Archaeological Investigations of the National Historic Sites Service, 1962-1966

by John H. Rick

Excavations in Saskatchewan

Sturgeon Fort

The only contract awarded during the 1962 season went to the Saskatchewan Museum of Natural History to excavate Sturgeon Fort, some three miles west of Prince Albert, Saskatchewan. This site, the first fur trading post on the North Saskatchewan River, was occupied from 1776 to 1780 by a group of independent traders who had organized themselves into a pool. Norman F. Barka was employed by the Museum to direct the excavation project. The fort had been subjected to heavy erosion by the river and the 1962 excavations were intended to salvage such information as was still obtainable, It was found that, unfortunately, much of the site had already been washed away so that comparatively little in the way of structural data was obtained. However, the work yielded a small, but closely dated, collection of the manufactured items brought into the wilderness by the traders (Barka 1966a).
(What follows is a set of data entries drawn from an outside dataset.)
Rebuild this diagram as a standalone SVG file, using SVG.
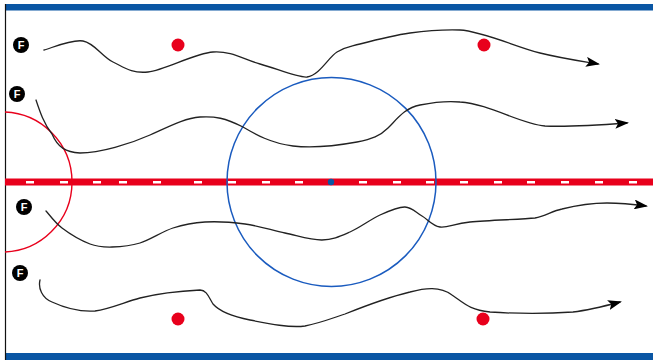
<svg xmlns="http://www.w3.org/2000/svg" width="653" height="360" viewBox="0 0 653 360">
<style>
.bar{fill:#0a56a4}
.dash{fill:#ffffff}
.path{fill:none;stroke:#222;stroke-width:1.3;stroke-linecap:round}
.fc{fill:#000}
.ft{fill:#fff;font-family:"Liberation Sans",Arial,sans-serif;font-weight:bold;font-size:11px;text-anchor:middle}
.dot{fill:#e8001c}
</style>
<defs>
<marker id="arr" viewBox="0 0 14 10" refX="12" refY="5" markerWidth="14" markerHeight="10" markerUnits="userSpaceOnUse" orient="auto">
<path d="M0,0 L14,5 L0,10 L3,5 Z" fill="#000"/>
</marker>
<clipPath id="rink"><rect x="5" y="10" width="648" height="343"/></clipPath>
</defs>
<rect width="653" height="360" fill="#fff"/>
<g id="rink-lines">
<rect class="bar" x="5" y="4" width="648" height="6.5"/>
<rect class="bar" x="5" y="353" width="648" height="7"/>
<line x1="5.5" y1="4" x2="5.5" y2="360" stroke="#111" stroke-width="1.2"/>
<rect x="5" y="178.5" width="648" height="7" fill="#e8001c"/>
<g class="dashes">
<rect class="dash" x="26" y="181" width="8" height="2.5"/>
<rect class="dash" x="60" y="181" width="8" height="2.5"/>
<rect class="dash" x="93" y="181" width="8" height="2.5"/>
<rect class="dash" x="119" y="181" width="8" height="2.5"/>
<rect class="dash" x="153" y="181" width="8" height="2.5"/>
<rect class="dash" x="194" y="181" width="8" height="2.5"/>
<rect class="dash" x="228" y="181" width="8" height="2.5"/>
<rect class="dash" x="262" y="181" width="8" height="2.5"/>
<rect class="dash" x="295" y="181" width="8" height="2.5"/>
<rect class="dash" x="359" y="181" width="8" height="2.5"/>
<rect class="dash" x="393" y="181" width="8" height="2.5"/>
<rect class="dash" x="426" y="181" width="8" height="2.5"/>
<rect class="dash" x="460" y="181" width="8" height="2.5"/>
<rect class="dash" x="494" y="181" width="8" height="2.5"/>
<rect class="dash" x="527" y="181" width="8" height="2.5"/>
<rect class="dash" x="561" y="181" width="8" height="2.5"/>
<rect class="dash" x="595" y="181" width="8" height="2.5"/>
<rect class="dash" x="629" y="181" width="8" height="2.5"/>
</g>
<circle cx="2" cy="182" r="70" fill="none" stroke="#e8001c" stroke-width="1.4" clip-path="url(#rink)"/>
<circle cx="331.5" cy="182" r="104.5" fill="none" stroke="#1a5bbf" stroke-width="1.5"/>
<circle cx="331" cy="182" r="3.2" fill="#0a56a4"/>
</g>
<g id="dots">
<circle class="dot" cx="178" cy="45" r="6.5"/>
<circle class="dot" cx="484" cy="45" r="6.5"/>
<circle class="dot" cx="178" cy="319" r="6.5"/>
<circle class="dot" cx="483" cy="319" r="6.5"/>
</g>
<g id="connectors">
<path class="path" marker-end="url(#arr)" d="M44,50 C50.5,48.5 71.5,39 83,41 C94.5,43 102.2,56.8 113,62 C123.8,67.2 131.3,73.7 148,72 C164.7,70.3 194.3,53.3 213,52 C231.7,50.7 244.3,59.8 260,64 C275.7,68.2 298,78 307,77 C319.8,75 328.2,57.5 337,52 C345.8,46.5 347.8,47.2 360,44 C372.2,40.8 393.3,35.3 410,33 C426.7,30.7 445,29.5 460,30 C481.7,31 517,47.3 540,53 C563,58.7 588.3,62.2 598,64"/>
<path class="path" marker-end="url(#arr)" d="M36,100 C40,112 44,124 52,134 C58,148 66,152 80,153 C100,153 130,144 150,135 C170,126 185,118 200,117 C215,116 225,118 243,127 C255,134 270,143 293,146 C310,148 335,146 357,142 C372,139 380,136 388,128 C398,118 405,108 420,105 C435,102 450,101 460,102 C490,104 520,124 545,126 C570,127 600,125 627,123"/>
<path class="path" marker-end="url(#arr)" d="M46,211 C48.7,213.8 54.7,222.5 62,228 C69.3,233.5 81.7,240.8 90,244 C98.3,247.2 103.7,247.2 112,247 C120.3,246.8 129.8,246.2 140,243 C150.2,239.8 162.2,231.5 173,228 C183.8,224.5 193,222.7 205,222 C217,221.3 231.7,222.2 245,224 C258.3,225.8 272.2,230.3 285,233 C297.8,235.7 311.2,240.2 322,240 C332.8,239.8 340.3,236.2 350,232 C359.7,227.8 370.8,219.2 380,215 C389.2,210.8 398,206.8 405,207 C412,207.2 416.2,212.7 422,216 C427.8,219.3 432,226 440,227 C448,228 453.3,223.7 470,222 C490,220 522,219.5 535,218 C545,216.5 552,211 562,209 C572,206.5 592,203 607,203 C620,203 635,204.5 646,206"/>
<path class="path" marker-end="url(#arr)" d="M40,280 C38,288 42,298 52,302 C65,308 80,312 95,311 C110,309 125,302 140,298 C160,293 180,291 200,290 C207,290 209,298 213,304 C220,312 235,317 250,320 C270,324 290,328 305,326 C320,323 330,319 345,314 C365,306 385,298 410,292 C425,288 440,286 452,295 C465,304 470,310 490,312 C520,314 545,314 573,312 C590,310 605,306 620,302"/>
</g>
<g id="F1"><circle class="fc" cx="21" cy="45" r="8"/><text class="ft" x="21" y="49">F</text></g>
<g id="F2"><circle class="fc" cx="17" cy="94" r="8"/><text class="ft" x="17" y="98">F</text></g>
<g id="F3"><circle class="fc" cx="24" cy="207" r="8"/><text class="ft" x="24" y="211">F</text></g>
<g id="F4"><circle class="fc" cx="20" cy="273" r="8"/><text class="ft" x="20" y="277">F</text></g>
</svg>
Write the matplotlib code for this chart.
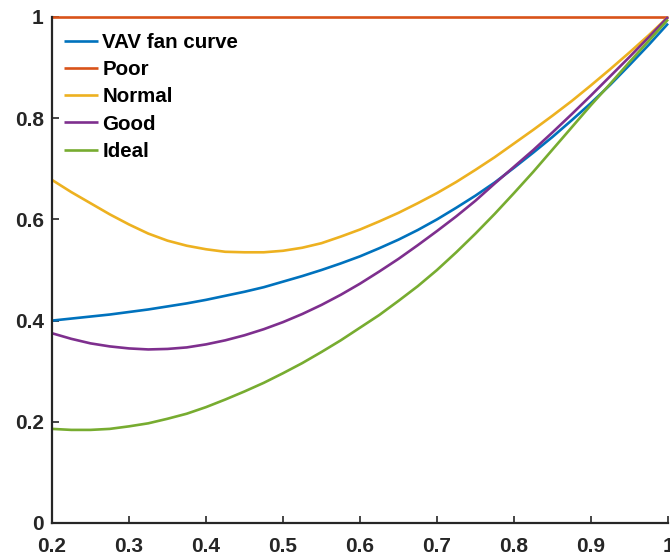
import matplotlib
matplotlib.use("Agg")
import matplotlib.pyplot as plt

plr = [0.200, 0.225, 0.250, 0.275, 0.300, 0.325, 0.350, 0.375, 0.400,
       0.425, 0.450, 0.475, 0.500, 0.525, 0.550, 0.575, 0.600, 0.625,
       0.650, 0.675, 0.700, 0.725, 0.750, 0.775, 0.800, 0.825, 0.850,
       0.875, 0.900, 0.925, 0.950, 0.975, 1.000]
vav_fan_curve = [0.400, 0.404, 0.408, 0.412, 0.417, 0.422, 0.428, 0.434, 0.441,
                 0.449, 0.457, 0.466, 0.477, 0.488, 0.500, 0.513, 0.527, 0.543,
                 0.560, 0.579, 0.600, 0.623, 0.647, 0.673, 0.702, 0.732, 0.763,
                 0.796, 0.830, 0.866, 0.905, 0.945, 0.987]
poor = [1.0] * len(plr)
normal = [0.678, 0.654, 0.632, 0.610, 0.590, 0.572, 0.558, 0.548, 0.541,
          0.536, 0.535, 0.535, 0.538, 0.544, 0.553, 0.566, 0.580, 0.596,
          0.613, 0.632, 0.652, 0.674, 0.698, 0.723, 0.750, 0.777, 0.805,
          0.834, 0.865, 0.897, 0.930, 0.964, 1.000]
good = [0.375, 0.364, 0.355, 0.349, 0.345, 0.343, 0.344, 0.347, 0.353,
        0.361, 0.371, 0.383, 0.397, 0.413, 0.431, 0.451, 0.473, 0.497,
        0.522, 0.549, 0.577, 0.606, 0.637, 0.671, 0.704, 0.737, 0.772,
        0.808, 0.845, 0.883, 0.921, 0.960, 1.000]
ideal = [0.186, 0.184, 0.184, 0.186, 0.191, 0.197, 0.206, 0.216, 0.229,
         0.244, 0.260, 0.277, 0.296, 0.316, 0.338, 0.361, 0.386, 0.411,
         0.439, 0.468, 0.500, 0.535, 0.572, 0.611, 0.652, 0.694, 0.738,
         0.782, 0.826, 0.868, 0.911, 0.953, 0.995]

series = [("VAV fan curve", vav_fan_curve, "#0072BD"),
          ("Poor", poor, "#D95319"),
          ("Normal", normal, "#EDB120"),
          ("Good", good, "#7E2F8E"),
          ("Ideal", ideal, "#77AC30")]

xticks = [0.2, 0.3, 0.4, 0.5, 0.6, 0.7, 0.8, 0.9, 1.0]
xticklabels = ["0.2", "0.3", "0.4", "0.5", "0.6", "0.7", "0.8", "0.9", "1"]
yticks = [0, 0.2, 0.4, 0.6, 0.8, 1.0]
yticklabels = ["0", "0.2", "0.4", "0.6", "0.8", "1"]

plt.rcParams['font.family'] = ['Liberation Sans', 'DejaVu Sans']
fig = plt.figure(figsize=(6.70, 5.57), dpi=100)
ax = fig.add_axes([52 / 670, 34 / 557, 616 / 670, 506 / 557])

for name, vals, col in series:
    ax.plot(plr, vals, color=col, lw=1.9, label=name, clip_on=False,
            solid_capstyle='butt', solid_joinstyle='round')

ax.set_xlim(0.2, 1.0)
ax.set_ylim(0, 1.0)
ax.set_xticks(xticks)
ax.set_xticklabels(xticklabels)
ax.set_yticks(yticks)
ax.set_yticklabels(yticklabels)

axcol = "#262626"
for s in ["top", "right"]:
    ax.spines[s].set_visible(False)
for s in ["left", "bottom"]:
    ax.spines[s].set_color(axcol)
    ax.spines[s].set_linewidth(1.6)
ax.tick_params(axis='both', direction='in', length=4.8, width=1.2,
               colors=axcol, labelsize=15)
ax.tick_params(axis='x', pad=10)
ax.tick_params(axis='y', pad=6)
for lab in ax.get_xticklabels() + ax.get_yticklabels():
    lab.set_fontweight('bold')

leg = ax.legend(loc='upper left', bbox_to_anchor=(12 / 616, 1 - 16 / 506),
                frameon=False, borderpad=0, borderaxespad=0,
                handlelength=1.66, handletextpad=0.2, labelspacing=0.40,
                prop={'size': 14.8, 'weight': 'bold'})

fig.savefig("out.png", dpi=100)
Among the artifacts recovered by Barka were over 2,000 trade beads comprising 80 different varieties. This collection was further augmented during the summer of 1966 by Terrence W. Foster's excavation of a cache pit which erosion had uncovered in the river bank (Foster 1966).



15 Some trade goods were recovered from the 1962 excavations at Sturgeon Fort, an 18th-century trading post in Saskatchewan. Erosion had destroyed much of the site so that the architectural details recovered were relatively few, but the artifacts (including a large collection of trade beads) depict the range of items brought into the wilderness for use and for trade.